The best paper for the 2011 ARCC Architectural Research Conference was awarded to Michael D. Gibson of Kansas State University for his paper “Integrating geometry and light: daylight solutions through performance-based algorithms“. The full paper is available here.
ABSTRACT: Designing spaces for daylight is a complex problem for architects, balancing geometry with the location of daylight sources. Conventional design practice approaches this balance one-dimensionally: common procedures, rules of thumb, and building codes lead designers to default to regularity when designing windows and skylights.
The problem of daylight can be restated, starting first from the basic performance goal of distributed, uniform light. In traditional vernacular architecture, it is common to observe intentional coincidences among windows and interior surfaces, illustrating that openings and interior geometry can be integrated to distribute light in a way that is also experientially dynamic: integration also understood by great architects of the past and present.
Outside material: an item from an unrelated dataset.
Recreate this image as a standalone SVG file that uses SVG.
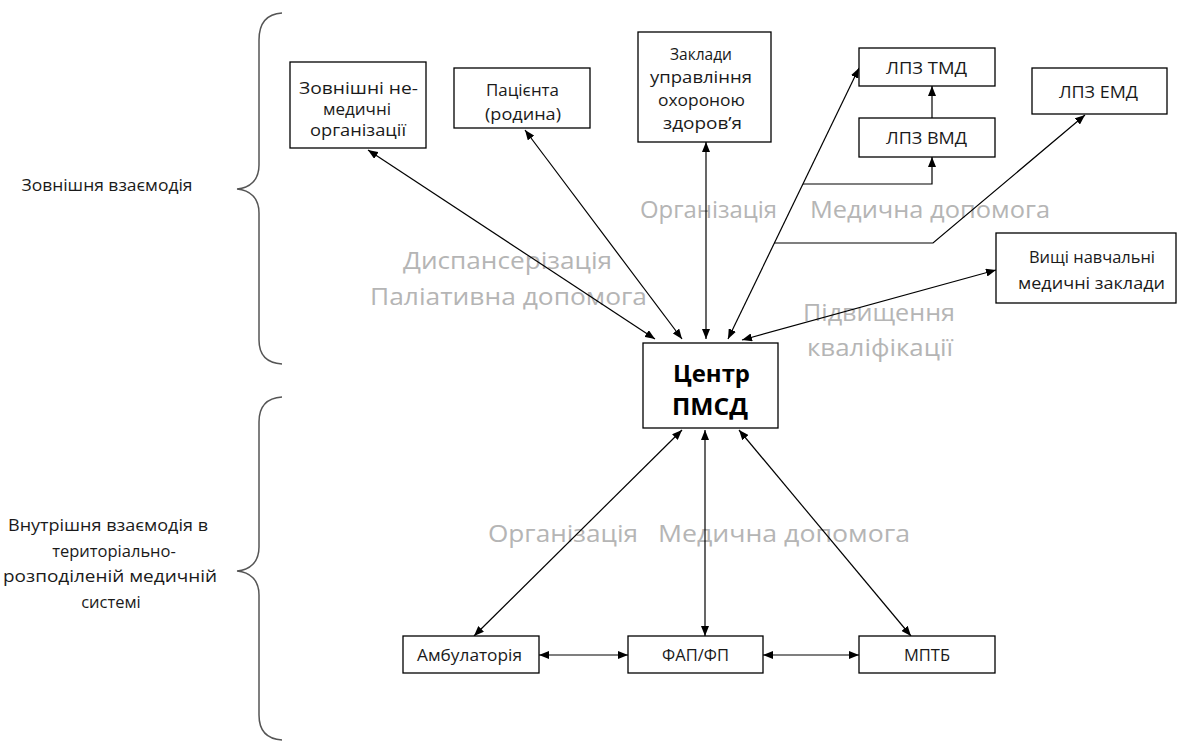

Parametric design – a method of working where pieces of a simulated model can be manipulated ad infinitum – provides a new way of studying the relationship between light and geometry in the producing desirable, uniform, lighting conditions. Taking parametric design a step further, it is possible to tie together parametric models and computer-based simulations to produce an algorithm that “finds‟ optimal configurations between openings and interior geometry. Such an algorithm reveals two possibilities. The first is that designers can systematically determine the best relationship among openings and interior
space. Secondly, the success of these algorithms offers objective proof that, in comparison to the default of regularized patterns of openings, a more organic (i.e. less artificially ordered) relationship between openings and interior indeed is better for producing uniform daylight.
Two parametric algorithms will be discussed in the paper: an optimization algorithm, leading to a given problem to a single solution, and an evolutionary algorithm, using the random generation of individual solutions to reach better fitting results. The workings of the algorithms as well as the interpretation of the results in the context of design for daylight are discussed.